You can read more about the teacher residency model in a report by the Learning Policy Institute.

Additionally, as our state standards for students, and student demographics have changed, we need to see changes and improvements in many of our university teacher training programs. For instance, we want our students to be engaged in more project-based and experiential learning, so our teachers must be adequately prepared to support students through those experiences. And as the number of English Learners and students living in or near poverty has grown, we need to make sure teachers have the training they need to meet the particular needs of these student populations, including adequate preparation for the social-emotional needs of students.

Finally, we can streamline the process by which people transfer their teaching credentials from other states to California, or make career-changes from other fields into the teaching profession.

A Coach or Mentor for New Teachers

A quality university preparation program cannot be the end of a teachers’ formal development or support. We need to continue to revamp the current Beginning Teacher Support and Assessment (BTSA) Program and create incentives and supports to encourage school districts to provide new teachers with a quality mentor, as more research continues to demonstrate the significant impact of coaching9. The state should work with districts to support their efforts to put in place high quality mentoring and coaching programs for new teachers.

In addition to supporting new teachers, we should support school districts in prioritizing coaching programs that help teachers continue to grow and learn throughout their career. This can be particularly helpful to teachers who are struggling or when school districts introduce new instructional materials or teaching strategies.

Principals that are Instructional Leaders

Principals are a critical piece of our public education system. If you look at high performing schools throughout our state, one consistency is a strong principal. Principals should be responsible for hiring their teams, creating a clear vision for their schools, serving as instructional leaders, bringing resources to campus, building relationships with teachers, students, parents and community, allocating financial resources most efficiently, and participating in teacher evaluations, among other duties. It is an incredibly challenging and rewarding job. Unfortunately, our state and our school districts often overlook our administrators. This needs to change.

First, principals need to be given the flexibility to address the varying needs of their schools; this should be their focus, rather than tending to compliance and bureaucracy. School districts also need to further invest in developing our principals’ capacity to be strong instructional leaders, as supporting the practice of their teachers should be a top priority. Research has shown that one of the top reasons teachers leave the profession is a lack of sufficient support from their principal10. This is especially problematic today in the face of our state’s teacher shortage crisis. A strong instructional leader with the time to support teachers can help curb this trend. We can build principal capacity by encouraging districts to pair their new school leaders with more experienced school leaders, and by improving administrative preparation programs in our universities. The state can also help school districts share best practices around developing a strong pipeline of leadership talent through the development of promising lead teachers and assistant principals.

Cultures of Continual Learning

Our schools should provide- and our state should support- working conditions that excite, motivate, and retain educators and other employees.
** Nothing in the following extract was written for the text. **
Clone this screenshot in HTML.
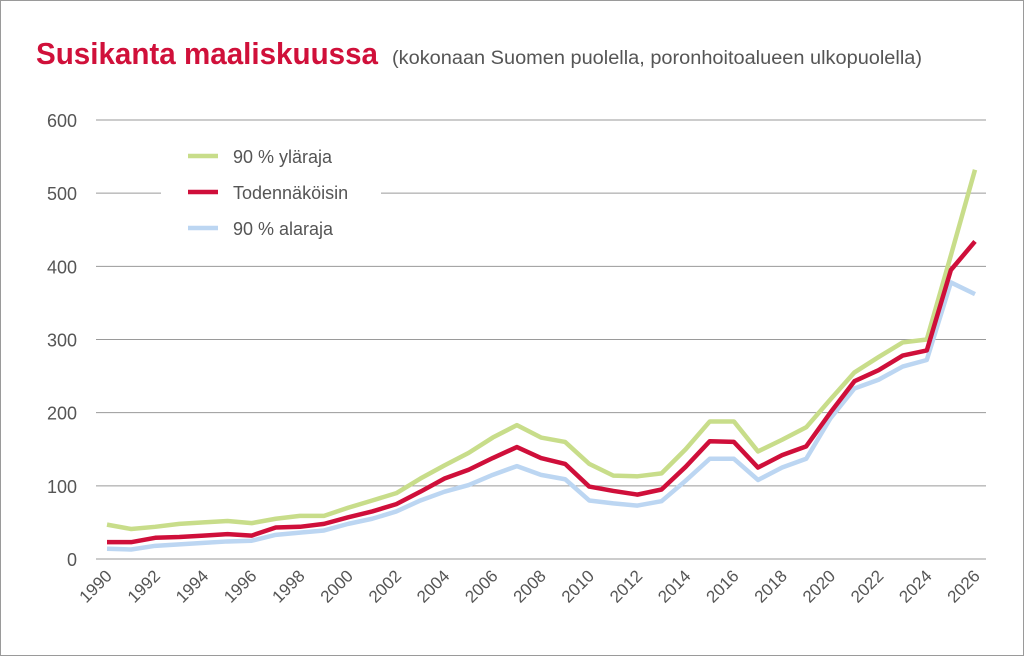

One important aspect of this is being an organization that is always growing and learning. This requires more time for adult professional development, leveraging the most effective educators to train their peers, having a strong system for evaluations and data gathering at all levels, and deliberately creating opportunities for professional and career growth. This will look different in different districts based on size, location, and demographics. But the state should support local efforts to continuously support the growth of employees that are aligned around a shared vision for student success.

We need to help schools and school districts rethink staffing, resource allocation, and time, so they can maximize professional learning for school employees. This can aid schools in their effort to better leverage the expertise of site-based educators; too often professional development for educators is designed, led, and executed by those who have not practiced in a great deal of time, or at all. Opportunities for learning and growth should also extend to non-instructional staff, such as office managers, parent coordinators, district staff, and others.

Locally-designed, meaningful evaluations play an important role in continual learning, too. The state should support district and school efforts to build evaluations that articulate thoughtful professional goals, a plan and resources for meeting them, and a process for reviewing both formative and summative progress towards meeting those goals.

Finally, our schools should provide career advancement options for educators. Growth and leadership opportunities for school staff can increase retention and further cultivate a shared ownership over the vision and work of the school.

21st Century Work Rules

Our schools face a few work rules that don’t align well with the realities of a 21st century school system, and which can cause difficulties for educators and students alike. These rules are worth reexamining—not to eliminate entirely, but to rework for a modern school system. Among these are rules governing tenure, teacher layoffs, and dismissals.

With regards to tenure, our schools currently must decide to grant tenure or dismiss a teacher after less than two years of service. This is simply not enough time for a teacher to receive the support necessary to demonstrate her or his full potential, or for a principal and school district to decide if a teacher should receive tenure. We need to give our teachers and schools more time before making such consequential decisions. Neither the teacher nor the student is served by having to make such a high-stakes decision after such a short period of time. Again, our most vulnerable students are most impacted by the errors that are inevitably made from time-to-time under such difficult circumstances. Tenure at our colleges and universities allows for a lengthier period during which this milestone can be earned and it is a rigorous process. A recent bill by Assemblymember Dr. Shirley Weber was introduced to provide additional time for teachers to earn tenure. This bill (AB 1220) originally proposed extending the pre-tenure probationary period to three years for all new teachers, and giving school districts the flexibility to extend that period to four or five years, to provide that teacher with additional support and time before having to make the high-stakes decision of tenure or dismissal. Commonsense improvements such as these will better serve our students and, over time, will help uplift the teaching profession.

Currently, school boards must base teacher layoffs solely on seniority rather than on classroom effectiveness or other factors. While seniority should remain a significant factor, keeping it as the sole factor for layoffs can be problematic, especially for our children-of-color, and those living in poverty, who attend schools with a disproportionate share of more junior teachers. We should aim to fund our schools such that layoffs are a rarity, but if layoffs do occur, school districts should be given the flexibility to address them in a much more equitable way where seniority is one factor used in determining layoffs, but not the only factor.

Finally, we must reform our state’s teacher dismissal process, under which it is uniquely difficult for local school districts to dismiss teachers for consistently poor performance or misconduct. The current laws around dismissal also have a disproportionate impact on our highest-need students. Reasonable protections against arbitrary dismissals- such as the protections afforded other public employees- are important. But the current process is extremely rigid, very expensive, and generally ineffective.